THE RECORDS:
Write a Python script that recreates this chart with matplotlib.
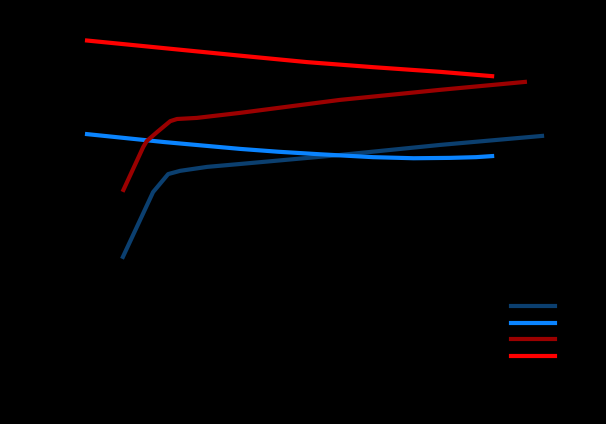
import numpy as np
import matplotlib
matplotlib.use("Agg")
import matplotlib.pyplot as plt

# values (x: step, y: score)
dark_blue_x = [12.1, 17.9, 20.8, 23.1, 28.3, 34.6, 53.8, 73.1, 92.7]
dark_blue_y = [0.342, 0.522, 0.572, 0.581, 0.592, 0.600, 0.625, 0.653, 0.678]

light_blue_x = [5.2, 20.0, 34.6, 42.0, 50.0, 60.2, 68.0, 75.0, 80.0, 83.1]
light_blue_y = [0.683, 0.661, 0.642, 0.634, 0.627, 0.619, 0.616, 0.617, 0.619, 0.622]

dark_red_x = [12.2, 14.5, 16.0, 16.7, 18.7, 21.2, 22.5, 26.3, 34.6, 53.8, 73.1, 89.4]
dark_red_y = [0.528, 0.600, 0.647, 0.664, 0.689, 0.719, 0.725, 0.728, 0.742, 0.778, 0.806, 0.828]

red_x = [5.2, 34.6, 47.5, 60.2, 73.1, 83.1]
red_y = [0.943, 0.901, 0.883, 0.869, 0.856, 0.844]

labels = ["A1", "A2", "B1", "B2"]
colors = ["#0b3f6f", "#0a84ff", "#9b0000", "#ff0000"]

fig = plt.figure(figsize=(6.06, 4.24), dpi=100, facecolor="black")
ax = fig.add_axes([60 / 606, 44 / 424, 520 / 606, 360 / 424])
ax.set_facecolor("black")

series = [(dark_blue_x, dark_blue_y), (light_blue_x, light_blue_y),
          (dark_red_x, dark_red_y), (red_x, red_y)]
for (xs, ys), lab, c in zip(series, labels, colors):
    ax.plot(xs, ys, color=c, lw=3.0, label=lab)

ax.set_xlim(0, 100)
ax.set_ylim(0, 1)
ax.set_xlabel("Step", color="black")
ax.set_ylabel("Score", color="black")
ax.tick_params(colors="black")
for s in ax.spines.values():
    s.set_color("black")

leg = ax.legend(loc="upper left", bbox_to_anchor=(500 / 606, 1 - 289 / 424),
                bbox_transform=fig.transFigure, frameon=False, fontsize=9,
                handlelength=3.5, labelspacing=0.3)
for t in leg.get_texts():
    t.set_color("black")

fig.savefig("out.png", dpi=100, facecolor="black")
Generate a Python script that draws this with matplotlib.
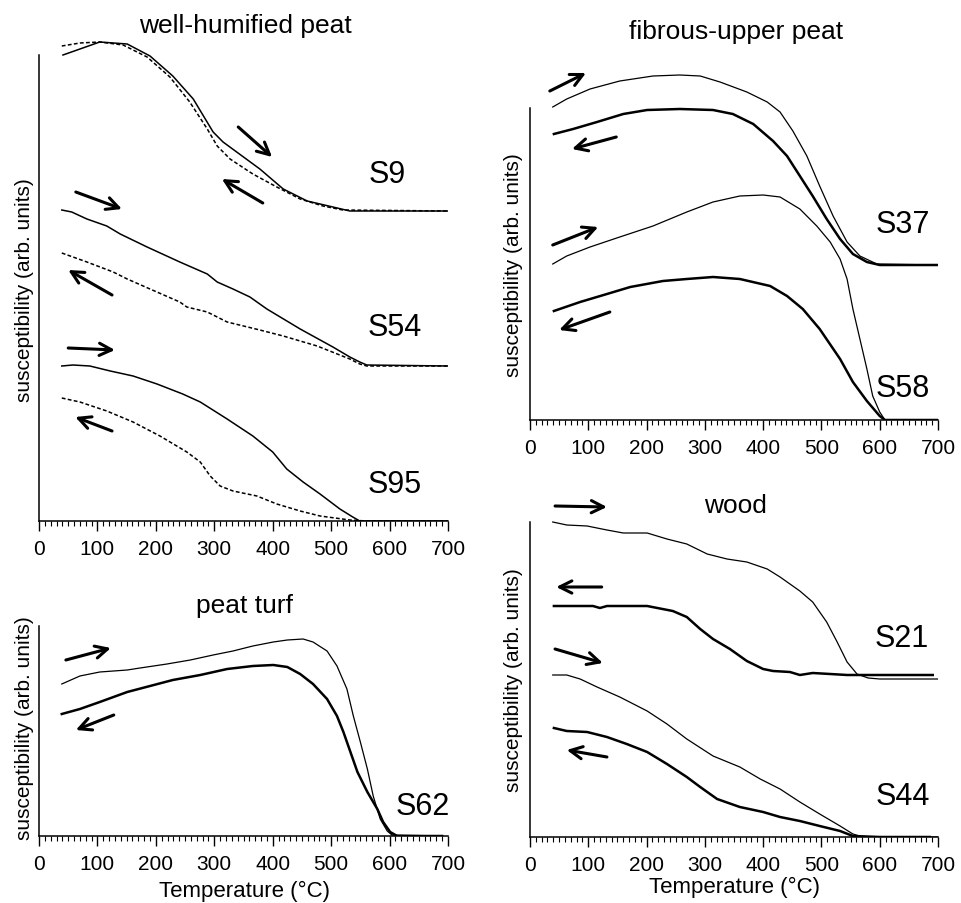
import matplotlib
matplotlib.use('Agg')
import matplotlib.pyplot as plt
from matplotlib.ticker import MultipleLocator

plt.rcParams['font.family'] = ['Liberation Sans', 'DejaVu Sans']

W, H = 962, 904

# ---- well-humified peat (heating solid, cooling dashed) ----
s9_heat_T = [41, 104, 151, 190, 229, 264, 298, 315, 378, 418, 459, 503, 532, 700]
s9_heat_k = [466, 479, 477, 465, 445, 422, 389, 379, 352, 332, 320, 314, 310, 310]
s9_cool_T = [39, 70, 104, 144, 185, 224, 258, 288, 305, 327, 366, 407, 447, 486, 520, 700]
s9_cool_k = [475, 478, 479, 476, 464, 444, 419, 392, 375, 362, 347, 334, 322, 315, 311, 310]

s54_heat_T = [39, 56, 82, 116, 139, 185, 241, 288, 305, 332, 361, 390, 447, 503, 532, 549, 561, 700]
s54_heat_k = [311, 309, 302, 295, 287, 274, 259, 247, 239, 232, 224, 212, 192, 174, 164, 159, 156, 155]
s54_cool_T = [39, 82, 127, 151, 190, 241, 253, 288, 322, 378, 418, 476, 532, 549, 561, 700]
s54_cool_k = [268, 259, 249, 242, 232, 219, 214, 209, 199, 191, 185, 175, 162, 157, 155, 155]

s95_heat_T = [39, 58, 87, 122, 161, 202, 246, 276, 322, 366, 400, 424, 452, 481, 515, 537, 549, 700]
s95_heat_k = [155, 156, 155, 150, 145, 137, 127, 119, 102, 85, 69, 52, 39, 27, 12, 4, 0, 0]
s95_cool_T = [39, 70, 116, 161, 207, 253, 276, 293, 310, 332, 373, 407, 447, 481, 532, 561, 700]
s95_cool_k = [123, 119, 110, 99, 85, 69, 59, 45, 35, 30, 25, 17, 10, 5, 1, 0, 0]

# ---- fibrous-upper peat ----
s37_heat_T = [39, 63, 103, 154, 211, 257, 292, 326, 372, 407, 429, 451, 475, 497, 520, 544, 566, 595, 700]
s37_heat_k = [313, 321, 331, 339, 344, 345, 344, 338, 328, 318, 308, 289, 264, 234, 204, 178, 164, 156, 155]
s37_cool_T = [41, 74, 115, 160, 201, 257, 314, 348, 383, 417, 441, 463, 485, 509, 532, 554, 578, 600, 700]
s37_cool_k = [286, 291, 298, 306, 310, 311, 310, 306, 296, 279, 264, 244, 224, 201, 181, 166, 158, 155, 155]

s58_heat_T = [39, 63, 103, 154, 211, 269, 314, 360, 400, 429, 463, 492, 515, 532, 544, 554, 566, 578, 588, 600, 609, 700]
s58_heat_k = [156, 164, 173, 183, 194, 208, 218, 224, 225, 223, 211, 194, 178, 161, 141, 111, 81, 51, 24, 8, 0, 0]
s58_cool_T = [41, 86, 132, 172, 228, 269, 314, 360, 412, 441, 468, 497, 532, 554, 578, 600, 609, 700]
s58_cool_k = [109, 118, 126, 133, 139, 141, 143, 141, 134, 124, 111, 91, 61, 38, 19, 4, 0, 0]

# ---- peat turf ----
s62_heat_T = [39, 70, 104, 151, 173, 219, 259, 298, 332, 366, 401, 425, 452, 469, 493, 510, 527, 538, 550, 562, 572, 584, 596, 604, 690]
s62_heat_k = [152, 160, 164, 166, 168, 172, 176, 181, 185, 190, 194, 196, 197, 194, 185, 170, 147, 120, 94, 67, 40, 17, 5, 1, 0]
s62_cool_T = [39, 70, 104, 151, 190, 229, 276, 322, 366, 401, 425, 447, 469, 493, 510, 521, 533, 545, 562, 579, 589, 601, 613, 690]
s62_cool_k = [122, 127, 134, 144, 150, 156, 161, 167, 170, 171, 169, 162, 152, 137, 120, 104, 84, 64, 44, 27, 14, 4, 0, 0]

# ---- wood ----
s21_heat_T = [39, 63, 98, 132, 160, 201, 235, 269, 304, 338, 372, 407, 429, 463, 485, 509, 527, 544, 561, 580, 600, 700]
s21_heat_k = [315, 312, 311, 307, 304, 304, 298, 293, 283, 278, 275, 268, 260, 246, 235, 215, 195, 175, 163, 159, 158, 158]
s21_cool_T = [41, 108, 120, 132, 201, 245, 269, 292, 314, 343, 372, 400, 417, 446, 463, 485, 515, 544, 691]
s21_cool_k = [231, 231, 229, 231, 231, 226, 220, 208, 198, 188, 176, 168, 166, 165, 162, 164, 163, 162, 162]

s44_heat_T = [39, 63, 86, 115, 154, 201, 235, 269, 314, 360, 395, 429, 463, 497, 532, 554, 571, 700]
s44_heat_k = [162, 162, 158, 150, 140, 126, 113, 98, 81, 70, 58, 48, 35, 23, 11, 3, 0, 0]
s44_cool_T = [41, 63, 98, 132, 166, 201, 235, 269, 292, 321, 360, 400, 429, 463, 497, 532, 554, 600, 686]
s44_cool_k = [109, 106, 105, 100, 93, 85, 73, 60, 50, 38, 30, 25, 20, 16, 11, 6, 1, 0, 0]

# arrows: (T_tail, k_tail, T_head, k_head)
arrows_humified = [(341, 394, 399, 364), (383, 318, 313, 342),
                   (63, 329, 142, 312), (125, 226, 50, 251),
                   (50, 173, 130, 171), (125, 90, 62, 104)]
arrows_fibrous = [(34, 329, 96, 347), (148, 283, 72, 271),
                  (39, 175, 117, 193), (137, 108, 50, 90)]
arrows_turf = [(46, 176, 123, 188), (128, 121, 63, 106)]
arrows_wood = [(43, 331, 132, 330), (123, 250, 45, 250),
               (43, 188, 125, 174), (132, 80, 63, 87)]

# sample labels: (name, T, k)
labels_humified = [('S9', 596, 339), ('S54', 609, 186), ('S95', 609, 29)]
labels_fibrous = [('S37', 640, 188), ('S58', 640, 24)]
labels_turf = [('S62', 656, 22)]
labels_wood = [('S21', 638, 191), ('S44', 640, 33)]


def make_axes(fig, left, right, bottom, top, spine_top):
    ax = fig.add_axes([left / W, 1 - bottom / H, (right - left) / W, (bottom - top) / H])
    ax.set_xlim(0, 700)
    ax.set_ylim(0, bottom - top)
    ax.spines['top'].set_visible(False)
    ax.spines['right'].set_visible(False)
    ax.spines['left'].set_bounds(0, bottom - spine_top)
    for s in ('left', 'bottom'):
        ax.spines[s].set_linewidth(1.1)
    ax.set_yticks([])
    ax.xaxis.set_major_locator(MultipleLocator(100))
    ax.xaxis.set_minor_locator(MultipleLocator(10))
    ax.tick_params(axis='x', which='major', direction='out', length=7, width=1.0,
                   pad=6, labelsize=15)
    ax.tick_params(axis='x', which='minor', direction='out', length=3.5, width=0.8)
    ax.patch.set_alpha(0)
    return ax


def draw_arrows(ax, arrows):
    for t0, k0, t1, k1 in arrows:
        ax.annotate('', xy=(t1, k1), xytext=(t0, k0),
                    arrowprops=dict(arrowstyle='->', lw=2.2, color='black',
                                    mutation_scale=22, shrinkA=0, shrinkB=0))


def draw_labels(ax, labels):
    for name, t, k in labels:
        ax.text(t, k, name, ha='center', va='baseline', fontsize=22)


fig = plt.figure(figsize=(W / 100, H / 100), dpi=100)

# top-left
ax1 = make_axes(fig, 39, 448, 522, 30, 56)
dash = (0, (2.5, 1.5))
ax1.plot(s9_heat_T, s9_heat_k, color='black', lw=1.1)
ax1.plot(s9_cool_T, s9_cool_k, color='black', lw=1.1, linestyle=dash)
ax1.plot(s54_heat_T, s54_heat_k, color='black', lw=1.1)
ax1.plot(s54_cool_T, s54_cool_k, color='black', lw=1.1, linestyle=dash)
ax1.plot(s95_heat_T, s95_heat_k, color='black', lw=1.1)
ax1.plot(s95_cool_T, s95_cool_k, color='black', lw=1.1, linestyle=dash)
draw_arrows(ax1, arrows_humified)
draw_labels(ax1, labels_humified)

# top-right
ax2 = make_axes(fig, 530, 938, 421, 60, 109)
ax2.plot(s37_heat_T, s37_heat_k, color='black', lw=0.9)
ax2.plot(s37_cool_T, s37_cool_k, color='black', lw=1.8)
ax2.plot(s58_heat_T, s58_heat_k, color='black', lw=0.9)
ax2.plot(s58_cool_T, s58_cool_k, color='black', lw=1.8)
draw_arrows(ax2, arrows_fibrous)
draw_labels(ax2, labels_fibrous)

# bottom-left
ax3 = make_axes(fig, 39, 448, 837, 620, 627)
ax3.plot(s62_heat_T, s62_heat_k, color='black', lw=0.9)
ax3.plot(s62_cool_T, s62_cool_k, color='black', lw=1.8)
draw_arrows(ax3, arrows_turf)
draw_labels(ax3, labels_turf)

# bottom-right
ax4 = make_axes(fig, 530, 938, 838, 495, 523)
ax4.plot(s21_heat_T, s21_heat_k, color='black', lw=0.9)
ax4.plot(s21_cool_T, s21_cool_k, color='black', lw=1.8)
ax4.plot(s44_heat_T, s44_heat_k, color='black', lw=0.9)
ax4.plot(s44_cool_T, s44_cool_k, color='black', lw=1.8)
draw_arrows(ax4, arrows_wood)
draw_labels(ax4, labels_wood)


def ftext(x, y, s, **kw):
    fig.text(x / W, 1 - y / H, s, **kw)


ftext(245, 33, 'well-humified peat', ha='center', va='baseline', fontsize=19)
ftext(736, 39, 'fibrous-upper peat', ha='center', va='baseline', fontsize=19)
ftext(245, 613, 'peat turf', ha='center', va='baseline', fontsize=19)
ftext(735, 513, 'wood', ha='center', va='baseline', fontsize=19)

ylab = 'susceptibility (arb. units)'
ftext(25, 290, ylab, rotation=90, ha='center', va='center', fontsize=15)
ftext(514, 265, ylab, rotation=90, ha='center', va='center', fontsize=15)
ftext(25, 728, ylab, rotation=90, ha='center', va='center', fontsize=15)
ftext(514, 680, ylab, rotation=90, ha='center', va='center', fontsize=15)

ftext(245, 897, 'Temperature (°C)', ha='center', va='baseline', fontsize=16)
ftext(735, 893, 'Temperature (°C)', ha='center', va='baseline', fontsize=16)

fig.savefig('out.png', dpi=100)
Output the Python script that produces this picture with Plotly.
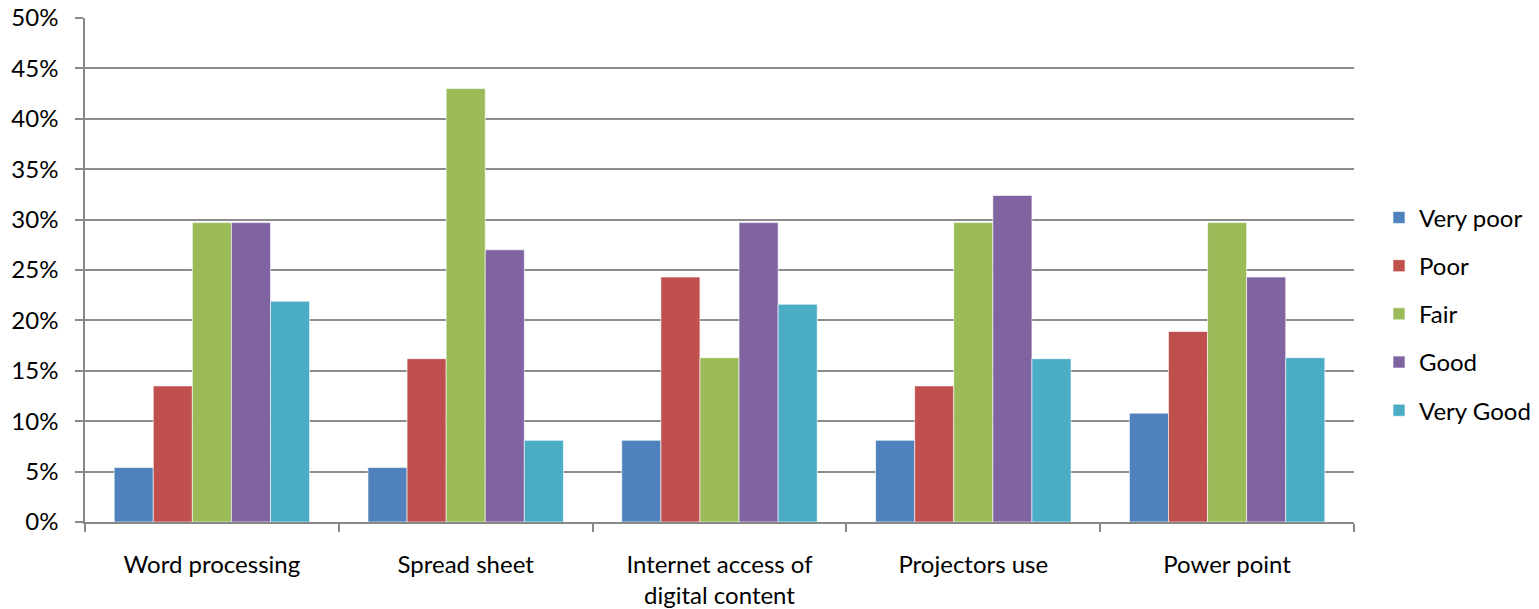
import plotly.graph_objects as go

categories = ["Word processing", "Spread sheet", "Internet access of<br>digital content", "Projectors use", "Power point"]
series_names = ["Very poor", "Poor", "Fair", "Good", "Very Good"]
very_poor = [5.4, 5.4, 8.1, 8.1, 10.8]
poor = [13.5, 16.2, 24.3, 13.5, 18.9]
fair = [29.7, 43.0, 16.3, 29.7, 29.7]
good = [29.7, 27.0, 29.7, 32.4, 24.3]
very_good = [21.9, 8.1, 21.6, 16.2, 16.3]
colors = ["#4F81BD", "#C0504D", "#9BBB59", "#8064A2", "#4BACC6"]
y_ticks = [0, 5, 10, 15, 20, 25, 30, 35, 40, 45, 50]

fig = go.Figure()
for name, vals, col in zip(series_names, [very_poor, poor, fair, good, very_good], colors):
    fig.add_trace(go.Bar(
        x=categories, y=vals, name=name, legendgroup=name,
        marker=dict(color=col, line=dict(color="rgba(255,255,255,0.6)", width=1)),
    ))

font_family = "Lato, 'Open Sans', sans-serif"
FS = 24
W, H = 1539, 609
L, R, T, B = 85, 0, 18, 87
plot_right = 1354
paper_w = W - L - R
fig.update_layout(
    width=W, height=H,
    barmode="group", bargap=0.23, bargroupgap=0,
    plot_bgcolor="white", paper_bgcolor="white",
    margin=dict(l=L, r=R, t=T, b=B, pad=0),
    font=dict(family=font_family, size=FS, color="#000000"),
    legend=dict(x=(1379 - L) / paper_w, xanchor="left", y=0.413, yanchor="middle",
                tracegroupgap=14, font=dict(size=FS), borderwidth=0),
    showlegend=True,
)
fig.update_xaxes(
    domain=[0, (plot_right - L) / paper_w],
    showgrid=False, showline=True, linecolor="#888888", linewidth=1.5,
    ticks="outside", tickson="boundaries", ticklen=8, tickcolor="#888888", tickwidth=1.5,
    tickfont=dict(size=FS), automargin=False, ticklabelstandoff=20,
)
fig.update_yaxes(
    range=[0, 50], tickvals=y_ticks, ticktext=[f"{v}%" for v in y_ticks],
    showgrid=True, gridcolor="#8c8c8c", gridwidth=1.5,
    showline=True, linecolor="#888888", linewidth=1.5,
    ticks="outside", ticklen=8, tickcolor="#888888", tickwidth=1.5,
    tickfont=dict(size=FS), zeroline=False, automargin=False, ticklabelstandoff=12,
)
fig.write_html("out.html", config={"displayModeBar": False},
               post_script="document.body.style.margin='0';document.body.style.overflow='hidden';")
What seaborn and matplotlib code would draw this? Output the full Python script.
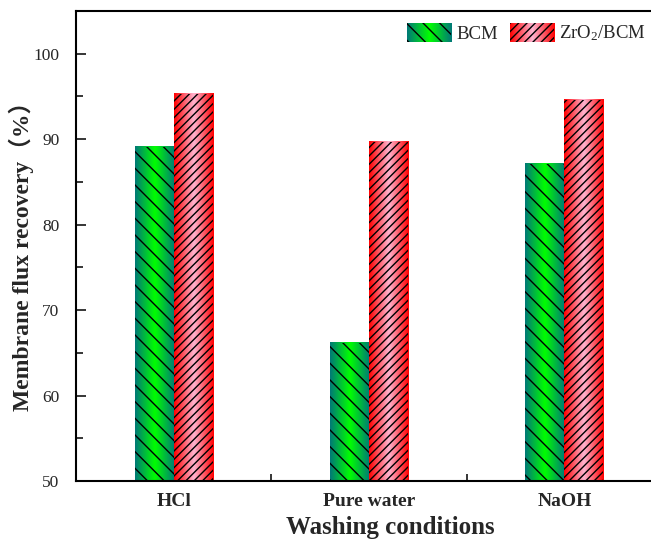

INSTRUCTION: Begin at the first line of the data above and repeat each line exactly, stopping after the line containing "0.625, 0.653, 0.678]". Omit the pictures.

EXERCISE RESULT:
Write a Python script that recreates this chart with matplotlib.
import numpy as np
import matplotlib
matplotlib.use("Agg")
import matplotlib.pyplot as plt

# values (x: step, y: score)
dark_blue_x = [12.1, 17.9, 20.8, 23.1, 28.3, 34.6, 53.8, 73.1, 92.7]
dark_blue_y = [0.342, 0.522, 0.572, 0.581, 0.592, 0.600, 0.625, 0.653, 0.678]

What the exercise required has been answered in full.